_SHORT PROBLEM_
Drop the pictures and give back word for word the lines from the line holding "Emit a Python" to the line holding "df = pd.DataFrame(rows)", both included.

_DATA PROVIDED_

━━━━━━━━━━━━━━━━

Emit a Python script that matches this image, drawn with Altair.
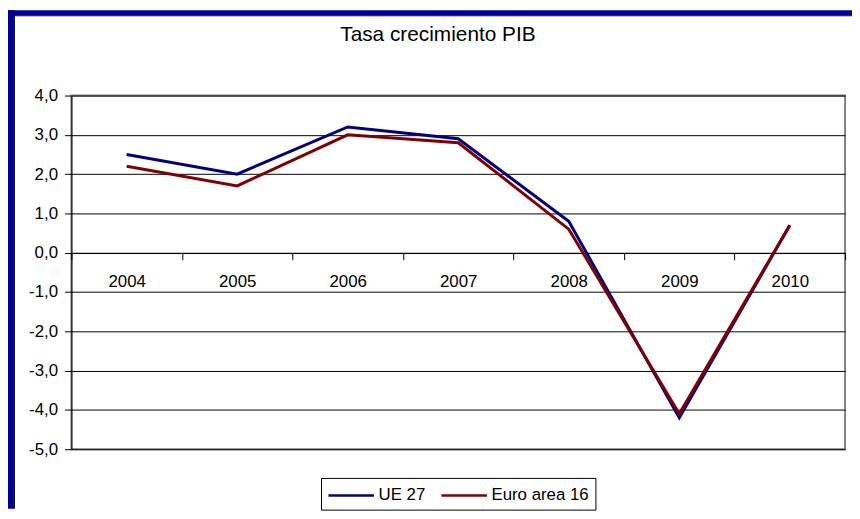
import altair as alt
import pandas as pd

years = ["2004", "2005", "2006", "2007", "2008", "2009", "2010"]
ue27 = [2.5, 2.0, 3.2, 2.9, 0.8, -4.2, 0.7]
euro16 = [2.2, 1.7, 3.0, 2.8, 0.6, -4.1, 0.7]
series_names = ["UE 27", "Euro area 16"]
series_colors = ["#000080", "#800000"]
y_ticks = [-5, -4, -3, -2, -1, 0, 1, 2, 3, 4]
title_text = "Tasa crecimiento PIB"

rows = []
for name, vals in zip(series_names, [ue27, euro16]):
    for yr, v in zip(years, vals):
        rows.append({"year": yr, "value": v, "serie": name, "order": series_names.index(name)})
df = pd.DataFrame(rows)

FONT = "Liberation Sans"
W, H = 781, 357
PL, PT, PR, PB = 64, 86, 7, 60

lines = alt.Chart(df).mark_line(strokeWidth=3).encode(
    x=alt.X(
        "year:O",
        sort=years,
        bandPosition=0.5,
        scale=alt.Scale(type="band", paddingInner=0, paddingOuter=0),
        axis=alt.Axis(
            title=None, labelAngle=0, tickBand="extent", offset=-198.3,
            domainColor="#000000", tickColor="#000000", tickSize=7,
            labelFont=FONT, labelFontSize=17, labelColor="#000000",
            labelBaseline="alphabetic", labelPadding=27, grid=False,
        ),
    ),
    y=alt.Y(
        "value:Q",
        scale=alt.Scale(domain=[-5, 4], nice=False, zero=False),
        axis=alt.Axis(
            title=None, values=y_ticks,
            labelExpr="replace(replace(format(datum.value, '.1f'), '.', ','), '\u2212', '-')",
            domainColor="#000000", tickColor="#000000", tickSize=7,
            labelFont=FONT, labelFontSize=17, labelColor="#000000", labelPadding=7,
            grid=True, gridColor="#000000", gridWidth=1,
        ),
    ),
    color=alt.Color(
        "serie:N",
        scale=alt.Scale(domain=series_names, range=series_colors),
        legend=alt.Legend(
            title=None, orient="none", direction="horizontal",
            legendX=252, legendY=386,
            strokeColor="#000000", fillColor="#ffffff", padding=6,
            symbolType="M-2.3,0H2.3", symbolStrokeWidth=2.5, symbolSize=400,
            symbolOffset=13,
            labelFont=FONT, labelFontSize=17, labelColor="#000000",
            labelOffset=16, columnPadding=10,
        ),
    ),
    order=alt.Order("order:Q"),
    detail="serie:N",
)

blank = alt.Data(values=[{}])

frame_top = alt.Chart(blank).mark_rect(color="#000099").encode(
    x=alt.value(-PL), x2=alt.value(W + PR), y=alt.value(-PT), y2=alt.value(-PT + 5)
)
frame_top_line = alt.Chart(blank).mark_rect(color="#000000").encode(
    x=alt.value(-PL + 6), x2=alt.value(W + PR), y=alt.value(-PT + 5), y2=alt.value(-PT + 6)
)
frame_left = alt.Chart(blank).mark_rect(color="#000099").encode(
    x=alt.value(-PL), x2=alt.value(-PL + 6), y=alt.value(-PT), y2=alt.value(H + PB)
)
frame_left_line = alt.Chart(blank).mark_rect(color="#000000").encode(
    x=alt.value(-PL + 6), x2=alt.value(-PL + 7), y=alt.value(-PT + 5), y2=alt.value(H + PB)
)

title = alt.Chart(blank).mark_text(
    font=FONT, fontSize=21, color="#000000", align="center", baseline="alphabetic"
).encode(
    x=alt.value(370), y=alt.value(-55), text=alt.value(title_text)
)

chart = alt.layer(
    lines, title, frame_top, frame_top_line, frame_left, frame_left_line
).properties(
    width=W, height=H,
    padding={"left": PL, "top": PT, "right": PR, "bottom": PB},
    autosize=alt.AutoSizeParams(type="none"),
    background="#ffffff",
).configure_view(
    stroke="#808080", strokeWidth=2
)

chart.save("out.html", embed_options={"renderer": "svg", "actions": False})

━━━━━━━━━━━━━━━━

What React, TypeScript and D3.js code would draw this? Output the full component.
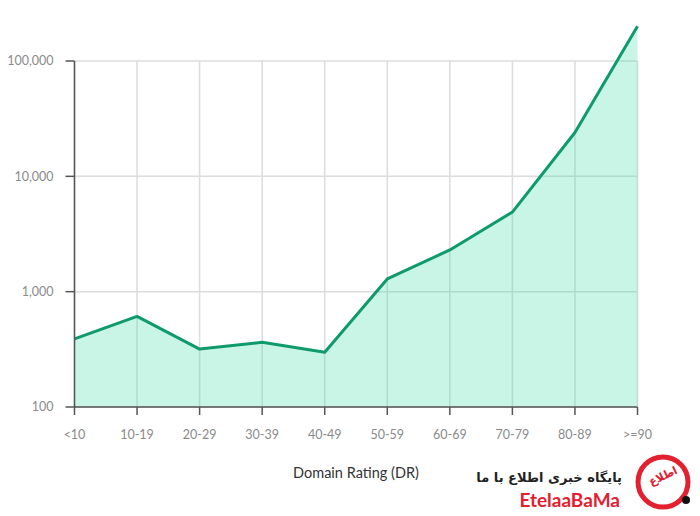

━━━━━━━━━━━━━━━━

_FULL RESPONSE_
Emit a Python script that matches this image, drawn with Altair.
import altair as alt
import pandas as pd

years = ["2004", "2005", "2006", "2007", "2008", "2009", "2010"]
ue27 = [2.5, 2.0, 3.2, 2.9, 0.8, -4.2, 0.7]
euro16 = [2.2, 1.7, 3.0, 2.8, 0.6, -4.1, 0.7]
series_names = ["UE 27", "Euro area 16"]
series_colors = ["#000080", "#800000"]
y_ticks = [-5, -4, -3, -2, -1, 0, 1, 2, 3, 4]
title_text = "Tasa crecimiento PIB"

rows = []
for name, vals in zip(series_names, [ue27, euro16]):
    for yr, v in zip(years, vals):
        rows.append({"year": yr, "value": v, "serie": name, "order": series_names.index(name)})
df = pd.DataFrame(rows)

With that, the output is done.